#### [TASK TO CARRY OUT]
No pictures go into the copy. Write out exactly the lines below from the one containing "Convert this screenshot to HTML." through the one containing "471.6 493.7 515.7".

Records with drawing code:
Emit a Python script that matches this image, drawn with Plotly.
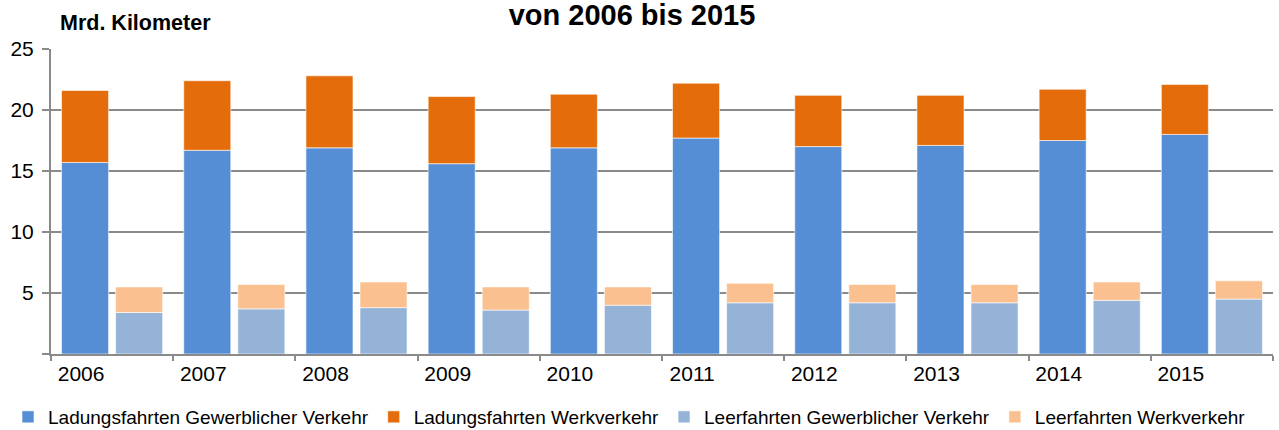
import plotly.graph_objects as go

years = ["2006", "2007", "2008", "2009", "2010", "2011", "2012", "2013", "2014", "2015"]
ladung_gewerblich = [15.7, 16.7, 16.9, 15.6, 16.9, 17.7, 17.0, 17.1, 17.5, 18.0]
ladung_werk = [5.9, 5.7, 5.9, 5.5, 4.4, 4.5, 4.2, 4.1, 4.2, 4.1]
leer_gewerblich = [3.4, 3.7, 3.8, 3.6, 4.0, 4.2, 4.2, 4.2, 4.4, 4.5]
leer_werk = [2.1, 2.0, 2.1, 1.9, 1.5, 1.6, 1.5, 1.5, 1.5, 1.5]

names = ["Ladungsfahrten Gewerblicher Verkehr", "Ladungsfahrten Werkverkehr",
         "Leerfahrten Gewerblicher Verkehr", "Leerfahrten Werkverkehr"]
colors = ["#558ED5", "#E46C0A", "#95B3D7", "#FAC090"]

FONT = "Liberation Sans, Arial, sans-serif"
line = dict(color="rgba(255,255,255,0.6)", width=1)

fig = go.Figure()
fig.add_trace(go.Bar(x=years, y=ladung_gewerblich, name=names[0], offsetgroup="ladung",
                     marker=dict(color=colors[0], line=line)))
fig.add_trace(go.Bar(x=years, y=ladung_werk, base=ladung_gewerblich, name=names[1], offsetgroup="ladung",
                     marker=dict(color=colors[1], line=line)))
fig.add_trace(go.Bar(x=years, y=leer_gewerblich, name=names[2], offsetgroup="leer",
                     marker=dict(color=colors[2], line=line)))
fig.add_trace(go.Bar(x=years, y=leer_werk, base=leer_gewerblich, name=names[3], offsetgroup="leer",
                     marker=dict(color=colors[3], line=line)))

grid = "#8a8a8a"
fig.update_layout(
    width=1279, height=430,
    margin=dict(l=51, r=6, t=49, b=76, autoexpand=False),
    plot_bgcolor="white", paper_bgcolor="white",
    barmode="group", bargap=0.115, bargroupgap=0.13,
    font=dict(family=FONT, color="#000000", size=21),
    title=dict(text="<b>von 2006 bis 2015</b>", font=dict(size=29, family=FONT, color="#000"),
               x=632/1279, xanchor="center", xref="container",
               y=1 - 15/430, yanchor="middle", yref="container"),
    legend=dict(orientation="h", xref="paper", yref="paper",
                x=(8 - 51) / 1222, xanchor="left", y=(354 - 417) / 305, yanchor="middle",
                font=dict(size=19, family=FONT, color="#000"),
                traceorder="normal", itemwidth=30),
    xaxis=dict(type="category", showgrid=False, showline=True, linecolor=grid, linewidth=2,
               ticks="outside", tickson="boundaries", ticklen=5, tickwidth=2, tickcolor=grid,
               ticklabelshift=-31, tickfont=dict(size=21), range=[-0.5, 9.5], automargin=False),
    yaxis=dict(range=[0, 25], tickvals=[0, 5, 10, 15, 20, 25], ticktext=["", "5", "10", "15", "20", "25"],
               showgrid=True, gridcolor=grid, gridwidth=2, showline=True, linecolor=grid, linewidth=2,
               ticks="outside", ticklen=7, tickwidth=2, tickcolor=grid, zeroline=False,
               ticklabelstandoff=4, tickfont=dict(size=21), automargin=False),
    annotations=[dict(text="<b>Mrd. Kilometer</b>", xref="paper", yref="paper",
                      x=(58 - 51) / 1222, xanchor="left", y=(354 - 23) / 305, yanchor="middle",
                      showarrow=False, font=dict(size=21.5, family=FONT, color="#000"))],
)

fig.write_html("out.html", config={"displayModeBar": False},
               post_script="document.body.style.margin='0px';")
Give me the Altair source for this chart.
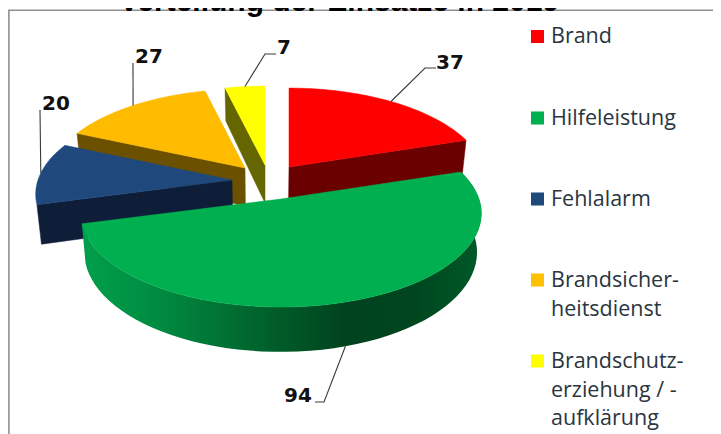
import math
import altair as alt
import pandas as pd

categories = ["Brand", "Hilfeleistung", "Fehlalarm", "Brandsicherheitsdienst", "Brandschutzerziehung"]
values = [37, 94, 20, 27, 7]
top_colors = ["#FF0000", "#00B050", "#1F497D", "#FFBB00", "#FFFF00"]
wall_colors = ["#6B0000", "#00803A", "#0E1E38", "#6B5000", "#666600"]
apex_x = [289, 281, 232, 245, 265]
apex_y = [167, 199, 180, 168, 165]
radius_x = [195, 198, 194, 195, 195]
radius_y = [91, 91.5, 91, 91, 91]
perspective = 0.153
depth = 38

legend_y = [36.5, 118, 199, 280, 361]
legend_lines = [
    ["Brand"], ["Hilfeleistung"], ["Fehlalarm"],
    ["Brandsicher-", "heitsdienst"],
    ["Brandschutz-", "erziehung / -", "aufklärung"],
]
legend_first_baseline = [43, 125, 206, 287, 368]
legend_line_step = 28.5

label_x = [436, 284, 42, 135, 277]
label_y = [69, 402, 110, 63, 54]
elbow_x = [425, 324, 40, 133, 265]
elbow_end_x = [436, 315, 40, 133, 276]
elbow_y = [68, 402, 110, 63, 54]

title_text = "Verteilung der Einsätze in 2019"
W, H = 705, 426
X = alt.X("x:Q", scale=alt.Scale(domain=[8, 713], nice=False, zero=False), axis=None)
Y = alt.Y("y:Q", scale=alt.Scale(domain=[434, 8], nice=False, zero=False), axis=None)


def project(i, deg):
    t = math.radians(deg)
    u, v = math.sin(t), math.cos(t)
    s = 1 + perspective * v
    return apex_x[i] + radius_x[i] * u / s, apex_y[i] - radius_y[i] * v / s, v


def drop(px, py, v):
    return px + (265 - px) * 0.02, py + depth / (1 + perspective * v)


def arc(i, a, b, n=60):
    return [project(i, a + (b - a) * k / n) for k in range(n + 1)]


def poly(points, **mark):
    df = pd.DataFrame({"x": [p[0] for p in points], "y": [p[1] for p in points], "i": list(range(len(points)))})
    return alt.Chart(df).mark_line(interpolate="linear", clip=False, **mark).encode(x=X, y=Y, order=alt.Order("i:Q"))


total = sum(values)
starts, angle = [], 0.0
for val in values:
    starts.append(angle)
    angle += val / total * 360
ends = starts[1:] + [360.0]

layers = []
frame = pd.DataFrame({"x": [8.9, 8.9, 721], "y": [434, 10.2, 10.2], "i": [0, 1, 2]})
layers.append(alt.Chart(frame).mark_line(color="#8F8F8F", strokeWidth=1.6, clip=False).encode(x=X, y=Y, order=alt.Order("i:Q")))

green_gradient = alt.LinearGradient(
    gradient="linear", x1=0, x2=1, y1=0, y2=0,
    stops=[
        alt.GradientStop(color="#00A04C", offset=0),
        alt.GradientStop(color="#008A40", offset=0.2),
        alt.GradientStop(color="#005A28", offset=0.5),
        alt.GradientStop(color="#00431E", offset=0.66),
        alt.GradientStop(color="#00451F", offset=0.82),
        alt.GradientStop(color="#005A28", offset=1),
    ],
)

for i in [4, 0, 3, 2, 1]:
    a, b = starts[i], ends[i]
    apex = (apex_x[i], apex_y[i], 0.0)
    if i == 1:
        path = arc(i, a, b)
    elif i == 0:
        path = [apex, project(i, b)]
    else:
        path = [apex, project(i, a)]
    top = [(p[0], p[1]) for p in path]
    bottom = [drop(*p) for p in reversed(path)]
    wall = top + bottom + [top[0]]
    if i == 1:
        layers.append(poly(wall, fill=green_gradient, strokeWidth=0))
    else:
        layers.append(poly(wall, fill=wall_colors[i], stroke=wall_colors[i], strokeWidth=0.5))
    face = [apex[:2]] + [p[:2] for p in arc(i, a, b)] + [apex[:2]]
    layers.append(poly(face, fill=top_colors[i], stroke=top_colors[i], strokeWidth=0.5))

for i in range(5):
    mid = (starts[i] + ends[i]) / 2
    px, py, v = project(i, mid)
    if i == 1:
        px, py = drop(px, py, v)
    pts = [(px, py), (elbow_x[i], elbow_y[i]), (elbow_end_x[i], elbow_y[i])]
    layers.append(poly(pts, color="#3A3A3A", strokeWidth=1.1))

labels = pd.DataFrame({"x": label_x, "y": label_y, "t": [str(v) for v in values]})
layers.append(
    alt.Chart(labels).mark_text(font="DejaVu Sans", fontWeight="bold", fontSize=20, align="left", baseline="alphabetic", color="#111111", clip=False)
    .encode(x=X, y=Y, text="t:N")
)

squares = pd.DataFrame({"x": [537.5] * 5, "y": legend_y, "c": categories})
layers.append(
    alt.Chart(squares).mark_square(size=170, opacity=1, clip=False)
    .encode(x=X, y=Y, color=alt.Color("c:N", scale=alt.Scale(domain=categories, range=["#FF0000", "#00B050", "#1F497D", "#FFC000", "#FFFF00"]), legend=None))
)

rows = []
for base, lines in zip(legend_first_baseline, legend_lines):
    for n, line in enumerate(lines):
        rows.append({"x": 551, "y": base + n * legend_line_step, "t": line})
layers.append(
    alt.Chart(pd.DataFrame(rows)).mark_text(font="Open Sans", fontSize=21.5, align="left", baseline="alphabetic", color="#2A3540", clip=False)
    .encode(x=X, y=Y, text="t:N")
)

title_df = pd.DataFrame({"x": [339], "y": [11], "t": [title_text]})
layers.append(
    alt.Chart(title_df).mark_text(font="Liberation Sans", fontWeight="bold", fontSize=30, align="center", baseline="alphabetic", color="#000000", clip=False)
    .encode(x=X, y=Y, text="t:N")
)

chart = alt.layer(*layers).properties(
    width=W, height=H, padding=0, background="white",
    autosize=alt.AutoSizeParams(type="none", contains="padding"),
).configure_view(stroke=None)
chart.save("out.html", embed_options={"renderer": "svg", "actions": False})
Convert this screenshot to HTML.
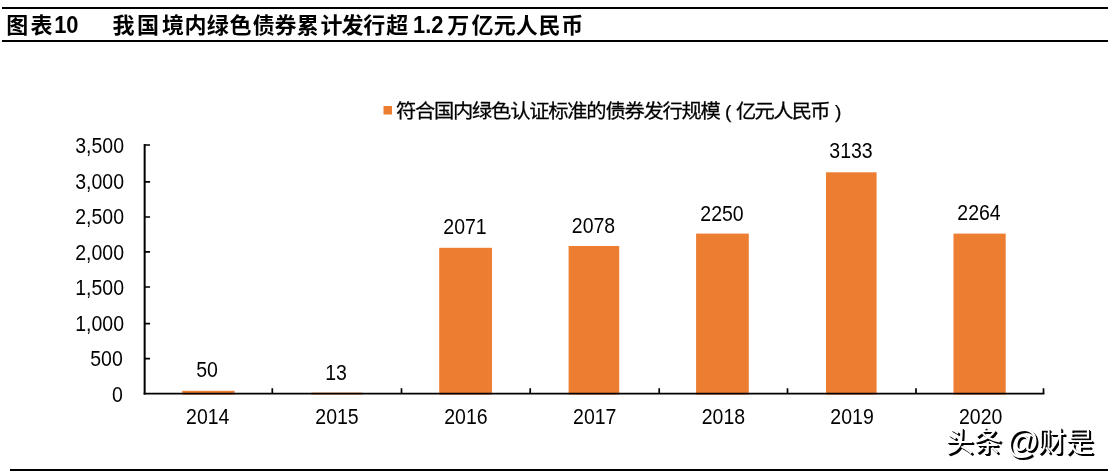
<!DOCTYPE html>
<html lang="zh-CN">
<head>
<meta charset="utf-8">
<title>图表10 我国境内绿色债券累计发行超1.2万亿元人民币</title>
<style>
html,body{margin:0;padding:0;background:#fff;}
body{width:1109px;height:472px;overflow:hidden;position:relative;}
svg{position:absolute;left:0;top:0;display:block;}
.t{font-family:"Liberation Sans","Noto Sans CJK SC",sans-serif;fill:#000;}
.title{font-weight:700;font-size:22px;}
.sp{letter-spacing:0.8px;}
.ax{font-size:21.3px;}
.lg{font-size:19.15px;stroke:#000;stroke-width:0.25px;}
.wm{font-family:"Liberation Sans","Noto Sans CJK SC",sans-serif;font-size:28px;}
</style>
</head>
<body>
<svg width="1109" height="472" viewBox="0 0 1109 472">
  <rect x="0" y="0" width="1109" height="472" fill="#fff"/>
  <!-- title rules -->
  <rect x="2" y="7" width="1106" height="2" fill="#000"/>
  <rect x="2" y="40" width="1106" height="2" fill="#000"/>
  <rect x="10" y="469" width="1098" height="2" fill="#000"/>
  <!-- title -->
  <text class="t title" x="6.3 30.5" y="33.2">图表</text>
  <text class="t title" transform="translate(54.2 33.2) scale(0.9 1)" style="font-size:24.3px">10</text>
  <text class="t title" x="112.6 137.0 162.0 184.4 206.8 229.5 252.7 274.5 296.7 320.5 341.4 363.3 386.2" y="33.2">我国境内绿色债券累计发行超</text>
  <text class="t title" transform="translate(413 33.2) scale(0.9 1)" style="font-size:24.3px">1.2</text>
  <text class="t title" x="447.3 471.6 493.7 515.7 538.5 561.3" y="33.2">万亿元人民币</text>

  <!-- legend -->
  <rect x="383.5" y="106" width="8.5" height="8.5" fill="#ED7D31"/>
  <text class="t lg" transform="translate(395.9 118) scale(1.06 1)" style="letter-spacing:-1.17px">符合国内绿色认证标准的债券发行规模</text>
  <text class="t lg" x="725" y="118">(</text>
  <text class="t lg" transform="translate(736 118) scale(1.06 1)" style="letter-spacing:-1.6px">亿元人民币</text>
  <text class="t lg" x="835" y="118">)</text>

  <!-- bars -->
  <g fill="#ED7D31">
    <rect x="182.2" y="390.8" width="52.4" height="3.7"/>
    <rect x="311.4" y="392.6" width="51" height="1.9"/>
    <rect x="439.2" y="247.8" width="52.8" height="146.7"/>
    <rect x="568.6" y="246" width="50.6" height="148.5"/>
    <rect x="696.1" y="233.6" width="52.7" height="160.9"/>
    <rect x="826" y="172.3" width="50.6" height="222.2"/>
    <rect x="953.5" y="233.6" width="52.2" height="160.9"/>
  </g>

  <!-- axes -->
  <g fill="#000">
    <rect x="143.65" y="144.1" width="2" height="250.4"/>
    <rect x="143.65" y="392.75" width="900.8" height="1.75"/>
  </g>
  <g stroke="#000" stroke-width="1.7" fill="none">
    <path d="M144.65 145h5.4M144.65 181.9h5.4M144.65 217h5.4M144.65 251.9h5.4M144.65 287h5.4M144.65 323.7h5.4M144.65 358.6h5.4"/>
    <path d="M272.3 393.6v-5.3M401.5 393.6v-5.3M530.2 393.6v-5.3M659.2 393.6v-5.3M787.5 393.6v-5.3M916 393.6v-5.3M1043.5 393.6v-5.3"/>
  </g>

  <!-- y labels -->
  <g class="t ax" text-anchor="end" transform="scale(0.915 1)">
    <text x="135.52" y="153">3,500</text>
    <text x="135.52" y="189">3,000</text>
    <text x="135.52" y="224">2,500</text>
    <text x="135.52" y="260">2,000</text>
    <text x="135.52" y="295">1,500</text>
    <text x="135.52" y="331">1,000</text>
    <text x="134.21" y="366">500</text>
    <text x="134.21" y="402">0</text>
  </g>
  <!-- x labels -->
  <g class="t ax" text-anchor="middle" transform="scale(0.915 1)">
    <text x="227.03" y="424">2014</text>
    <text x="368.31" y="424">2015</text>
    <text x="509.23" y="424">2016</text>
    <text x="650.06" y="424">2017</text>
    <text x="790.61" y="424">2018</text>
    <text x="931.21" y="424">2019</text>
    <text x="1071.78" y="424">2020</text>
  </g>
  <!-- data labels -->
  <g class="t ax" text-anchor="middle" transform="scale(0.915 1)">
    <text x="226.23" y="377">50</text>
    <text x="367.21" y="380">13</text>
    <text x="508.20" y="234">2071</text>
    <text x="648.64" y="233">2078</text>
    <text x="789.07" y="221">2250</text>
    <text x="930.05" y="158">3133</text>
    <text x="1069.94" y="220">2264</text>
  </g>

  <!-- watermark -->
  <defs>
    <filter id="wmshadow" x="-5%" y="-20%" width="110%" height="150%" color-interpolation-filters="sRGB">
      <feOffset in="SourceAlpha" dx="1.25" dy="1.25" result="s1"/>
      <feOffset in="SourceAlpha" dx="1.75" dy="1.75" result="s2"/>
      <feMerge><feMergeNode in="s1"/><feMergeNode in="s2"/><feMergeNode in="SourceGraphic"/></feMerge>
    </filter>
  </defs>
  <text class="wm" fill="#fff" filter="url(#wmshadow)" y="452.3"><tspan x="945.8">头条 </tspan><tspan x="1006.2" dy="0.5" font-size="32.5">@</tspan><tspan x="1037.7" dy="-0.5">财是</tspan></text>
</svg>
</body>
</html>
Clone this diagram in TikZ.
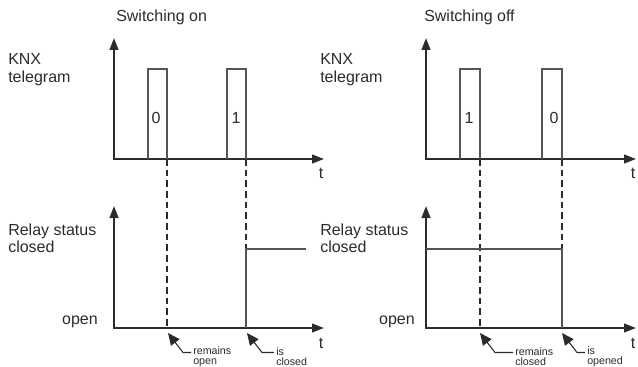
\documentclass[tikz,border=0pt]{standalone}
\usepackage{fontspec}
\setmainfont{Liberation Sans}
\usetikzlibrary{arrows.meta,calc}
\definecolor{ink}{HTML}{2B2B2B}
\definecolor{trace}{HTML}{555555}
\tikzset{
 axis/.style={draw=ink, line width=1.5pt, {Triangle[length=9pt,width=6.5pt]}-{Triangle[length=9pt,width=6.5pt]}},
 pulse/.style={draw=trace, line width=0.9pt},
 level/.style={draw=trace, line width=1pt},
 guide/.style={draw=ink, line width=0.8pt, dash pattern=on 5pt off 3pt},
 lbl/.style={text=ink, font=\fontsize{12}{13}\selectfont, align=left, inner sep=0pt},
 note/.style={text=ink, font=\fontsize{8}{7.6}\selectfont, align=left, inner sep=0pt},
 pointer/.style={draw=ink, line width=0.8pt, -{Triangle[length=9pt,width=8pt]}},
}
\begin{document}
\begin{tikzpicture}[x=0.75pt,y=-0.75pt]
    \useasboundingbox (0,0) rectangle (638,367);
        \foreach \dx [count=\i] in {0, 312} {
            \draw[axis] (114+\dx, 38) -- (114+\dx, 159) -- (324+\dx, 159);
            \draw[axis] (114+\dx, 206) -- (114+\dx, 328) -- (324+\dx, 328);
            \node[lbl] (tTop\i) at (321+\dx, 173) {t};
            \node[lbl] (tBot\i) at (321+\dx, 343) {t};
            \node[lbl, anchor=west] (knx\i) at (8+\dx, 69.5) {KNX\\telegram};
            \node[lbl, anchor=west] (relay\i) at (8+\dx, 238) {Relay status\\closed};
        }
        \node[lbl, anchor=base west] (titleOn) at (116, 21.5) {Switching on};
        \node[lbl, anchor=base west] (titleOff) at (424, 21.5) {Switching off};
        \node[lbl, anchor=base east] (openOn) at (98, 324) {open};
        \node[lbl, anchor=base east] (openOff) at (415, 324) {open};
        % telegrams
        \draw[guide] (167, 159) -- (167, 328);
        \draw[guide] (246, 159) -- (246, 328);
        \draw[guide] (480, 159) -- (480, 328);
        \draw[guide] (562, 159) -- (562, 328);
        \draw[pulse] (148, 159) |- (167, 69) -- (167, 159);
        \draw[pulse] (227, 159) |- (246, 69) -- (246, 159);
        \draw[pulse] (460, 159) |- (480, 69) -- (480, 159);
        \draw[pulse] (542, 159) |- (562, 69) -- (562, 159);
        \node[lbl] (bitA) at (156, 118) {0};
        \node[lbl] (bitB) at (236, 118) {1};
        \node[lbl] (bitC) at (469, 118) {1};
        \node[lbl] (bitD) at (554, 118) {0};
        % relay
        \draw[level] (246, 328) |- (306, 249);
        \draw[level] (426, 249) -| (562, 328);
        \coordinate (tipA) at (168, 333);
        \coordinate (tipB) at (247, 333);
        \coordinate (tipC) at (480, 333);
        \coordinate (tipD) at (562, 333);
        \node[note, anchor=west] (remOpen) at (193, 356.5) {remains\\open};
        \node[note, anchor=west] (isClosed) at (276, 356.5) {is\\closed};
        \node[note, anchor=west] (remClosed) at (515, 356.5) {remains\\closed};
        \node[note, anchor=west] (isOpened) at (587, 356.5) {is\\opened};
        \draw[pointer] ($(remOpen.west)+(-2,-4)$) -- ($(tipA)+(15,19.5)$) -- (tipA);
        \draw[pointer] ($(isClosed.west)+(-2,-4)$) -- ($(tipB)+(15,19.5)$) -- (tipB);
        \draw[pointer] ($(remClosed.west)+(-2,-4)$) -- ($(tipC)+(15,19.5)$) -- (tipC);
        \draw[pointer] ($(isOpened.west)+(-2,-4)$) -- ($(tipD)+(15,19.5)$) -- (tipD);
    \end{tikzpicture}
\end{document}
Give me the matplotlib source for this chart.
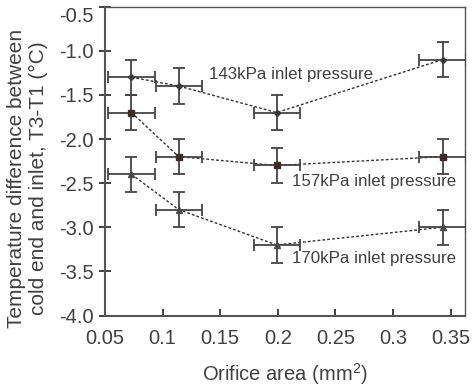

#### [REPLY TO THE TASK]
Convert this screenshot to HTML.
<!DOCTYPE html>
<html lang="zh-CN">
<head>
<meta charset="utf-8">
<title>图表10 我国境内绿色债券累计发行超1.2万亿元人民币</title>
<style>
html,body{margin:0;padding:0;background:#fff;}
body{width:1109px;height:472px;overflow:hidden;position:relative;}
svg{position:absolute;left:0;top:0;display:block;}
.t{font-family:"Liberation Sans","Noto Sans CJK SC",sans-serif;fill:#000;}
.title{font-weight:700;font-size:22px;}
.sp{letter-spacing:0.8px;}
.ax{font-size:21.3px;}
.lg{font-size:19.15px;stroke:#000;stroke-width:0.25px;}
.wm{font-family:"Liberation Sans","Noto Sans CJK SC",sans-serif;font-size:28px;}
</style>
</head>
<body>
<svg width="1109" height="472" viewBox="0 0 1109 472">
  <rect x="0" y="0" width="1109" height="472" fill="#fff"/>
  <!-- title rules -->
  <rect x="2" y="7" width="1106" height="2" fill="#000"/>
  <rect x="2" y="40" width="1106" height="2" fill="#000"/>
  <rect x="10" y="469" width="1098" height="2" fill="#000"/>
  <!-- title -->
  <text class="t title" x="6.3 30.5" y="33.2">图表</text>
  <text class="t title" transform="translate(54.2 33.2) scale(0.9 1)" style="font-size:24.3px">10</text>
  <text class="t title" x="112.6 137.0 162.0 184.4 206.8 229.5 252.7 274.5 296.7 320.5 341.4 363.3 386.2" y="33.2">我国境内绿色债券累计发行超</text>
  <text class="t title" transform="translate(413 33.2) scale(0.9 1)" style="font-size:24.3px">1.2</text>
  <text class="t title" x="447.3 471.6 493.7 515.7 538.5 561.3" y="33.2">万亿元人民币</text>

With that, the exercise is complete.